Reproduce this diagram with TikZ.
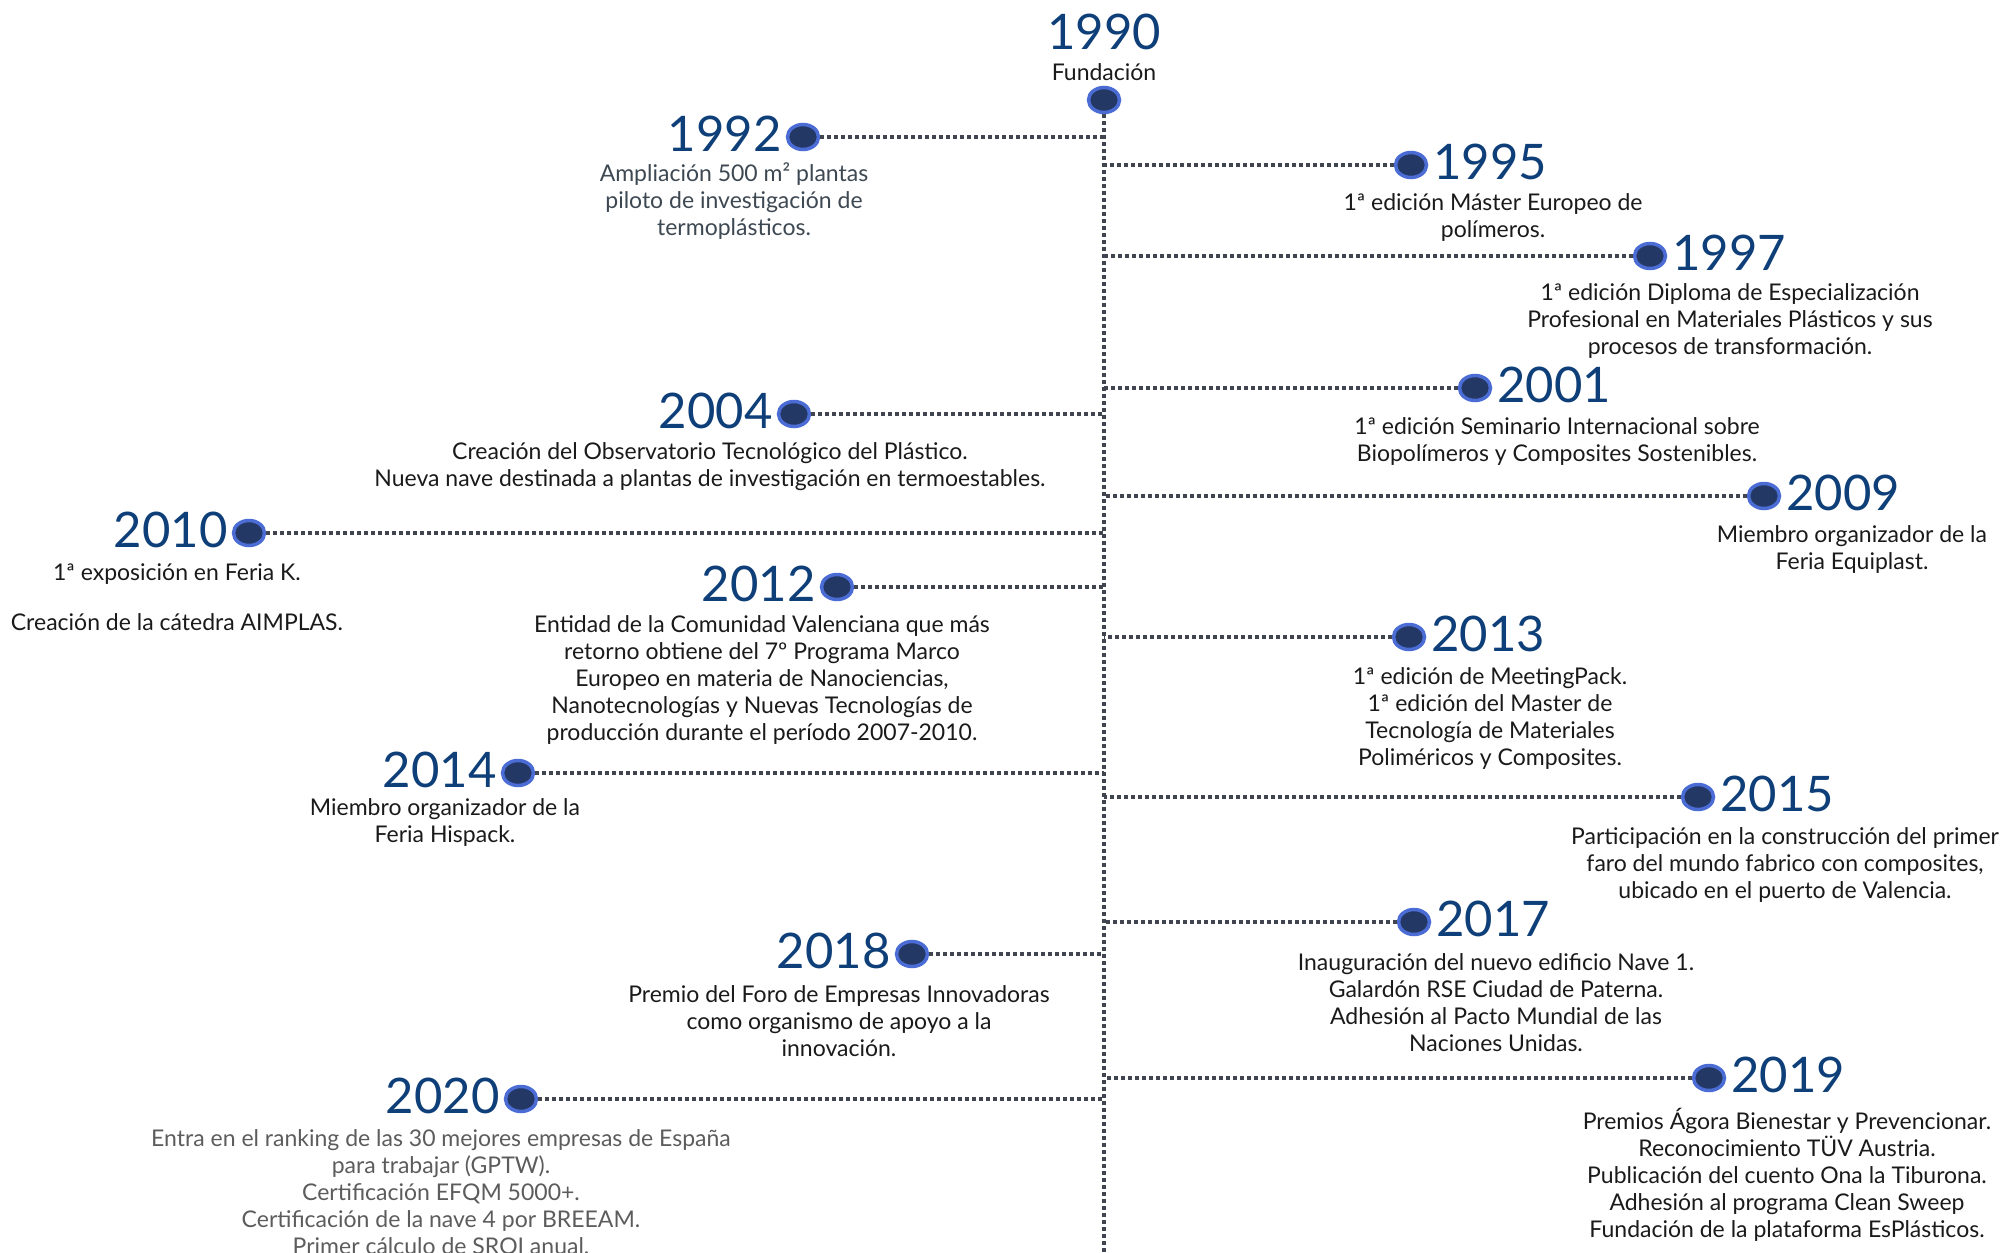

- - - - - - -

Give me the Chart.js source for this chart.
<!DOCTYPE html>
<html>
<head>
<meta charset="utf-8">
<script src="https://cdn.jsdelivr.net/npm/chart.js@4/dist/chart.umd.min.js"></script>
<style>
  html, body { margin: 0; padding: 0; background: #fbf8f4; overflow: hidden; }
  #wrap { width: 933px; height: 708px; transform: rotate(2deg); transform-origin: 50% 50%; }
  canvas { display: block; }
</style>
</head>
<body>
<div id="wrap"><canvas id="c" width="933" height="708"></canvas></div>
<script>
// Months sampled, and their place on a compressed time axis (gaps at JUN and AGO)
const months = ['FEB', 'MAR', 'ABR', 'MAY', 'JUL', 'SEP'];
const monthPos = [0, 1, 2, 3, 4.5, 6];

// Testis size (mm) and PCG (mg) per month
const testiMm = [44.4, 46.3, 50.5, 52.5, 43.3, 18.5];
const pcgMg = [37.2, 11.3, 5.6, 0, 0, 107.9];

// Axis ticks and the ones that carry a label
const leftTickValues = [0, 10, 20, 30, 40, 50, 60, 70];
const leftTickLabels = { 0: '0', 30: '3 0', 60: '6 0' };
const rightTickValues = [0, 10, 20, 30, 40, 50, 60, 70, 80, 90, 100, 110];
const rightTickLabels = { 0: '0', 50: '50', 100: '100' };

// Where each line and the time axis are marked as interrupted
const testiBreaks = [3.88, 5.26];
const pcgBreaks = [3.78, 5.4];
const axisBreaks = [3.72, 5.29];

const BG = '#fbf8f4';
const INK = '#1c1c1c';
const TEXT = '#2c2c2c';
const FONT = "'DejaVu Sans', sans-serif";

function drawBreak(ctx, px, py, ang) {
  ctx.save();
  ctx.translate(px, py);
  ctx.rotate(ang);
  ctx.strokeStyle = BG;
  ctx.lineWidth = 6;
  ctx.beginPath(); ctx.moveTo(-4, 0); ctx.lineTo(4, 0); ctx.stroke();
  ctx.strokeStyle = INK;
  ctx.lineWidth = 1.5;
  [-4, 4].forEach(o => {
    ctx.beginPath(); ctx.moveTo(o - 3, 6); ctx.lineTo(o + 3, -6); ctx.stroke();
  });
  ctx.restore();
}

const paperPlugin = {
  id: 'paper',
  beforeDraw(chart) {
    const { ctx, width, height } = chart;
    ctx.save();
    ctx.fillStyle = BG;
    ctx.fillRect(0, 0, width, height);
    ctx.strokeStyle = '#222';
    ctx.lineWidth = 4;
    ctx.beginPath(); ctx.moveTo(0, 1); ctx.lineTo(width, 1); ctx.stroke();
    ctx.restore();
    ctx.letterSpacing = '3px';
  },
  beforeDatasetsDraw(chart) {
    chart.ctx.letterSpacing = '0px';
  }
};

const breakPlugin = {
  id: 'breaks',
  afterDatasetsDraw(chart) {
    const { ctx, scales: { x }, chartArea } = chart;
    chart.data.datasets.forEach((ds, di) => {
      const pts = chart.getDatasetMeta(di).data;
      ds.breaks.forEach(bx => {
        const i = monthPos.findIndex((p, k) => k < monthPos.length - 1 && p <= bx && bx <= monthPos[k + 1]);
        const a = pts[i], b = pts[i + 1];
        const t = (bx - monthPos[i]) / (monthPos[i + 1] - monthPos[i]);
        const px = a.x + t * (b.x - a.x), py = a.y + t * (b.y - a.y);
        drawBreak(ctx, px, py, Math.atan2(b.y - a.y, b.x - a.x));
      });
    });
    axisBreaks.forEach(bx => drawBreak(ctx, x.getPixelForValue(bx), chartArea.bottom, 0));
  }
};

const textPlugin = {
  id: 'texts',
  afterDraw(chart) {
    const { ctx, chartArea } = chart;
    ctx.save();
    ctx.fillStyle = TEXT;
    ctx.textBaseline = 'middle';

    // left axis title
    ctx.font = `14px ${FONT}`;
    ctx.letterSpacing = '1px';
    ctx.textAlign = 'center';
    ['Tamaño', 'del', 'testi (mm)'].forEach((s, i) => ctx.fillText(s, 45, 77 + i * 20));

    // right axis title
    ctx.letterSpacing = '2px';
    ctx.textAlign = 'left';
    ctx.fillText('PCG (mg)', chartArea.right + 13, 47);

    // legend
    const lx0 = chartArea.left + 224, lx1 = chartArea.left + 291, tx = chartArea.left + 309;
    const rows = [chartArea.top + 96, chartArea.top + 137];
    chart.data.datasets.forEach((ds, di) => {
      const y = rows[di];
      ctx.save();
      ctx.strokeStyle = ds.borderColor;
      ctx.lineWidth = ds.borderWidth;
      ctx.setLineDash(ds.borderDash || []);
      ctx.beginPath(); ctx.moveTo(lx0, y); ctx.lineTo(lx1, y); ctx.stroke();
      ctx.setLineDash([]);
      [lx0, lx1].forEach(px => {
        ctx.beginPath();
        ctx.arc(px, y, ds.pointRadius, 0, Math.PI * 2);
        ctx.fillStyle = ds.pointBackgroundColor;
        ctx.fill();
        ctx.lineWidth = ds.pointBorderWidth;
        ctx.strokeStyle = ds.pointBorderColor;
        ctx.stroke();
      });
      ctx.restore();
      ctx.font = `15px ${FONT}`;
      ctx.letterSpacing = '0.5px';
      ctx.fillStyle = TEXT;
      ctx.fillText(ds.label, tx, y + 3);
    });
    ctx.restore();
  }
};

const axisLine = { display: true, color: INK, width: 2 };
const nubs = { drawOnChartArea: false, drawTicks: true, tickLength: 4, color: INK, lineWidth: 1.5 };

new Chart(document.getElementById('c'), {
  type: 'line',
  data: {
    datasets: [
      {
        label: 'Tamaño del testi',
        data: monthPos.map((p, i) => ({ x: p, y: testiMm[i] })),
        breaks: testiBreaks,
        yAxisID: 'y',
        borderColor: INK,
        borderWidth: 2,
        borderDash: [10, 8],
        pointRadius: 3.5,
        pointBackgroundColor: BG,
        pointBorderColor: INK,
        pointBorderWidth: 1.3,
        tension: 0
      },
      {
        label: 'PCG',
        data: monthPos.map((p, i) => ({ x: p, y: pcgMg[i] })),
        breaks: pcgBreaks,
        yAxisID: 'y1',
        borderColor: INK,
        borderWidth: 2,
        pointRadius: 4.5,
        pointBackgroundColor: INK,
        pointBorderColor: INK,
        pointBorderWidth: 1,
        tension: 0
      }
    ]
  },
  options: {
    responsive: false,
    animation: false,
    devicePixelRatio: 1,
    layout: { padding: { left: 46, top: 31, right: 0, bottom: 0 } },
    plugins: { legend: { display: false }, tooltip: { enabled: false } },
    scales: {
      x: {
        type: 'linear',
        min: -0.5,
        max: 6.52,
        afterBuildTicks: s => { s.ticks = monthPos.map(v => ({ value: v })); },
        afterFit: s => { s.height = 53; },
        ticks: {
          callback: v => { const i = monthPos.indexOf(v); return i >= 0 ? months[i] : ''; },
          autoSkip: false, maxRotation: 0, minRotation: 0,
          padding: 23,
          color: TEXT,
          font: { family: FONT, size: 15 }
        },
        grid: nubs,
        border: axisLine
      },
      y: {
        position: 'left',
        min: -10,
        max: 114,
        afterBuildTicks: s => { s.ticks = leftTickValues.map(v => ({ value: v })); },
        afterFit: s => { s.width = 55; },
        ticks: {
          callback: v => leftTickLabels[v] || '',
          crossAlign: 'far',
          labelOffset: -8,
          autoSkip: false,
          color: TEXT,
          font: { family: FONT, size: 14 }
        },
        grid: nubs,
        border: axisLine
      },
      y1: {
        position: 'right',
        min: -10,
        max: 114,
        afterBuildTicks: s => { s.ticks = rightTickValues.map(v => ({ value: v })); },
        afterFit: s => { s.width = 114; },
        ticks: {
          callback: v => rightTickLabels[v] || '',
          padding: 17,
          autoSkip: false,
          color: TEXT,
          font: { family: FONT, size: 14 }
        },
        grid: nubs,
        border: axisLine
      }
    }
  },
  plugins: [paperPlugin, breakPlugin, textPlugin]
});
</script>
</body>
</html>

- - - - - - -

Stated problem> Go through the records and gather the lines that hold "this".

Response to the exercise>
Reproduce this diagram with TikZ.
Give me the Chart.js source for this chart.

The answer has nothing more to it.